Skip the pictures. Reproduce all other material exactly.
------
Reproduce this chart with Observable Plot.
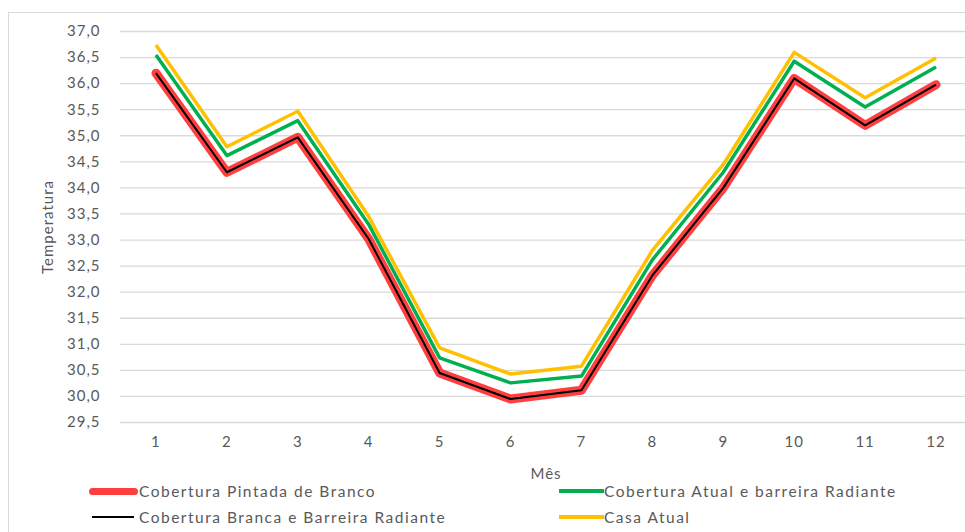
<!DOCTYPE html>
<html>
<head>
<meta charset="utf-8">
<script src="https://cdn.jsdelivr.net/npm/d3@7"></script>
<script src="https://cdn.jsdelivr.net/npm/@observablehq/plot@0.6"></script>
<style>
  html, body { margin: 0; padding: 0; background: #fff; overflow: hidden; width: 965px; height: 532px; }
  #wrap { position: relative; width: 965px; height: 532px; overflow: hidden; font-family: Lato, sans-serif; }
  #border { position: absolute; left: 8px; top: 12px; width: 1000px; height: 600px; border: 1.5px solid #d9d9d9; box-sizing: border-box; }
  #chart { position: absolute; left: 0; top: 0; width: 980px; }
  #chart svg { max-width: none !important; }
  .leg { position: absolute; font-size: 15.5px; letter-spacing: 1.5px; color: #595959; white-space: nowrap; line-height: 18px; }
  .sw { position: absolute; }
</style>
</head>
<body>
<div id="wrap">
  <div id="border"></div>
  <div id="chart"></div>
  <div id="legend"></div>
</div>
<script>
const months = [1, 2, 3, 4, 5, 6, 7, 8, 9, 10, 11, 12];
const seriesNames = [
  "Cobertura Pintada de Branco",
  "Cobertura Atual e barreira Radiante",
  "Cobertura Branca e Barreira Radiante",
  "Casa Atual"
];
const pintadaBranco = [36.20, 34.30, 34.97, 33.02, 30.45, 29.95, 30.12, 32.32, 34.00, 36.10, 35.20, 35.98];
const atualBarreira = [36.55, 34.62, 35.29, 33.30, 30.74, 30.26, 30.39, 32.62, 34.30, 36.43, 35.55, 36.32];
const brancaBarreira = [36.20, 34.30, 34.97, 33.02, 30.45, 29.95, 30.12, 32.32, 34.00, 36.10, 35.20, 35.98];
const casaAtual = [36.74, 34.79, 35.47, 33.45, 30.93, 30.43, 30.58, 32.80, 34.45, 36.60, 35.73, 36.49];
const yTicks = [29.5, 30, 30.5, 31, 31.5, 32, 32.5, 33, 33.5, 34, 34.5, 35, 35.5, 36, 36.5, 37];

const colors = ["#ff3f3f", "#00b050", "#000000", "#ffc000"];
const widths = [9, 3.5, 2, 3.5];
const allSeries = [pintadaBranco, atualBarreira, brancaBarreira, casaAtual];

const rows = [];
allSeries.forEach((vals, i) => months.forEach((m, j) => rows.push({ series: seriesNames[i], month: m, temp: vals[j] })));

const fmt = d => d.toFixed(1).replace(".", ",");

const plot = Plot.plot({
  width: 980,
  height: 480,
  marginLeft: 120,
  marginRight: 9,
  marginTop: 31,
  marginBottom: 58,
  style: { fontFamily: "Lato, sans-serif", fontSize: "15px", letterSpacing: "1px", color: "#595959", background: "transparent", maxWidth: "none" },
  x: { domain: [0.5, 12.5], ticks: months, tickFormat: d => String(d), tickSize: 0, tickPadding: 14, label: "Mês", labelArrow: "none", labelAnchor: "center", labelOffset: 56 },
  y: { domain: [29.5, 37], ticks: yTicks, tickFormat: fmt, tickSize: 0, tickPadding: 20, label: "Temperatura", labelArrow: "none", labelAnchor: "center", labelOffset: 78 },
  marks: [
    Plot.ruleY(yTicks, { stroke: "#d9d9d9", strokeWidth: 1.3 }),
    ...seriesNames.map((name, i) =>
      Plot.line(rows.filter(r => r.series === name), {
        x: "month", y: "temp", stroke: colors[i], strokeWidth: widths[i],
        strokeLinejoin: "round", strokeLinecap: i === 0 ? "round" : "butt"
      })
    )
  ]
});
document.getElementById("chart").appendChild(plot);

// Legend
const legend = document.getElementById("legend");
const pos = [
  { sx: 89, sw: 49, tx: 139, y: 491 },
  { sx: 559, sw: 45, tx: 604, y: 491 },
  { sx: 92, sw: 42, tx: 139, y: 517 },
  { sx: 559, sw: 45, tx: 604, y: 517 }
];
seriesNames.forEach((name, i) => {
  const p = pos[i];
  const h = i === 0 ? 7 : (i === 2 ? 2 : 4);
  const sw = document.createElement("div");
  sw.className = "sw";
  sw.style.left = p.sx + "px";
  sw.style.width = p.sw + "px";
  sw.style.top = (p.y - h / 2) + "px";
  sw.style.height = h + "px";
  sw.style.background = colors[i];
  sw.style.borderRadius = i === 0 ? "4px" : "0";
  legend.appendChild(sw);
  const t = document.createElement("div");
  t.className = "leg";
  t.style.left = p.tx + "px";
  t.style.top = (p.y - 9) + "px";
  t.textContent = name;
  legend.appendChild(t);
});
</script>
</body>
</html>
------
## Correct response
Reproduce this chart with Observable Plot.
<!DOCTYPE html>
<html>
<head>
<meta charset="utf-8">
<script src="https://cdn.jsdelivr.net/npm/d3@7"></script>
<script src="https://cdn.jsdelivr.net/npm/@observablehq/plot@0.6"></script>
<style>
  html, body { margin: 0; padding: 0; background: #fff; overflow: hidden; width: 965px; height: 532px; }
  #wrap { position: relative; width: 965px; height: 532px; overflow: hidden; font-family: Lato, sans-serif; }
  #border { position: absolute; left: 8px; top: 12px; width: 1000px; height: 600px; border: 1.5px solid #d9d9d9; box-sizing: border-box; }
  #chart { position: absolute; left: 0; top: 0; width: 980px; }
  #chart svg { max-width: none !important; }
  .leg { position: absolute; font-size: 15.5px; letter-spacing: 1.5px; color: #595959; white-space: nowrap; line-height: 18px; }
  .sw { position: absolute; }
</style>
</head>
<body>
<div id="wrap">
  <div id="border"></div>
  <div id="chart"></div>
  <div id="legend"></div>
</div>
<script>
const months = [1, 2, 3, 4, 5, 6, 7, 8, 9, 10, 11, 12];
const seriesNames = [
  "Cobertura Pintada de Branco",
  "Cobertura Atual e barreira Radiante",
  "Cobertura Branca e Barreira Radiante",
  "Casa Atual"
];
const pintadaBranco = [36.20, 34.30, 34.97, 33.02, 30.45, 29.95, 30.12, 32.32, 34.00, 36.10, 35.20, 35.98];
const atualBarreira = [36.55, 34.62, 35.29, 33.30, 30.74, 30.26, 30.39, 32.62, 34.30, 36.43, 35.55, 36.32];
const brancaBarreira = [36.20, 34.30, 34.97, 33.02, 30.45, 29.95, 30.12, 32.32, 34.00, 36.10, 35.20, 35.98];
const casaAtual = [36.74, 34.79, 35.47, 33.45, 30.93, 30.43, 30.58, 32.80, 34.45, 36.60, 35.73, 36.49];
const yTicks = [29.5, 30, 30.5, 31, 31.5, 32, 32.5, 33, 33.5, 34, 34.5, 35, 35.5, 36, 36.5, 37];

const colors = ["#ff3f3f", "#00b050", "#000000", "#ffc000"];
const widths = [9, 3.5, 2, 3.5];
const allSeries = [pintadaBranco, atualBarreira, brancaBarreira, casaAtual];

const rows = [];
allSeries.forEach((vals, i) => months.forEach((m, j) => rows.push({ series: seriesNames[i], month: m, temp: vals[j] })));

const fmt = d => d.toFixed(1).replace(".", ",");

const plot = Plot.plot({
  width: 980,
  height: 480,
  marginLeft: 120,
  marginRight: 9,
  marginTop: 31,
  marginBottom: 58,
  style: { fontFamily: "Lato, sans-serif", fontSize: "15px", letterSpacing: "1px", color: "#595959", background: "transparent", maxWidth: "none" },
  x: { domain: [0.5, 12.5], ticks: months, tickFormat: d => String(d), tickSize: 0, tickPadding: 14, label: "Mês", labelArrow: "none", labelAnchor: "center", labelOffset: 56 },
  y: { domain: [29.5, 37], ticks: yTicks, tickFormat: fmt, tickSize: 0, tickPadding: 20, label: "Temperatura", labelArrow: "none", labelAnchor: "center", labelOffset: 78 },
  marks: [
    Plot.ruleY(yTicks, { stroke: "#d9d9d9", strokeWidth: 1.3 }),
    ...seriesNames.map((name, i) =>
      Plot.line(rows.filter(r => r.series === name), {
        x: "month", y: "temp", stroke: colors[i], strokeWidth: widths[i],
        strokeLinejoin: "round", strokeLinecap: i === 0 ? "round" : "butt"
      })
    )
  ]
});
document.getElementById("chart").appendChild(plot);

// Legend
const legend = document.getElementById("legend");
const pos = [
  { sx: 89, sw: 49, tx: 139, y: 491 },
  { sx: 559, sw: 45, tx: 604, y: 491 },
  { sx: 92, sw: 42, tx: 139, y: 517 },
  { sx: 559, sw: 45, tx: 604, y: 517 }
];
seriesNames.forEach((name, i) => {
  const p = pos[i];
  const h = i === 0 ? 7 : (i === 2 ? 2 : 4);
  const sw = document.createElement("div");
  sw.className = "sw";
  sw.style.left = p.sx + "px";
  sw.style.width = p.sw + "px";
  sw.style.top = (p.y - h / 2) + "px";
  sw.style.height = h + "px";
  sw.style.background = colors[i];
  sw.style.borderRadius = i === 0 ? "4px" : "0";
  legend.appendChild(sw);
  const t = document.createElement("div");
  t.className = "leg";
  t.style.left = p.tx + "px";
  t.style.top = (p.y - 9) + "px";
  t.textContent = name;
  legend.appendChild(t);
});
</script>
</body>
</html>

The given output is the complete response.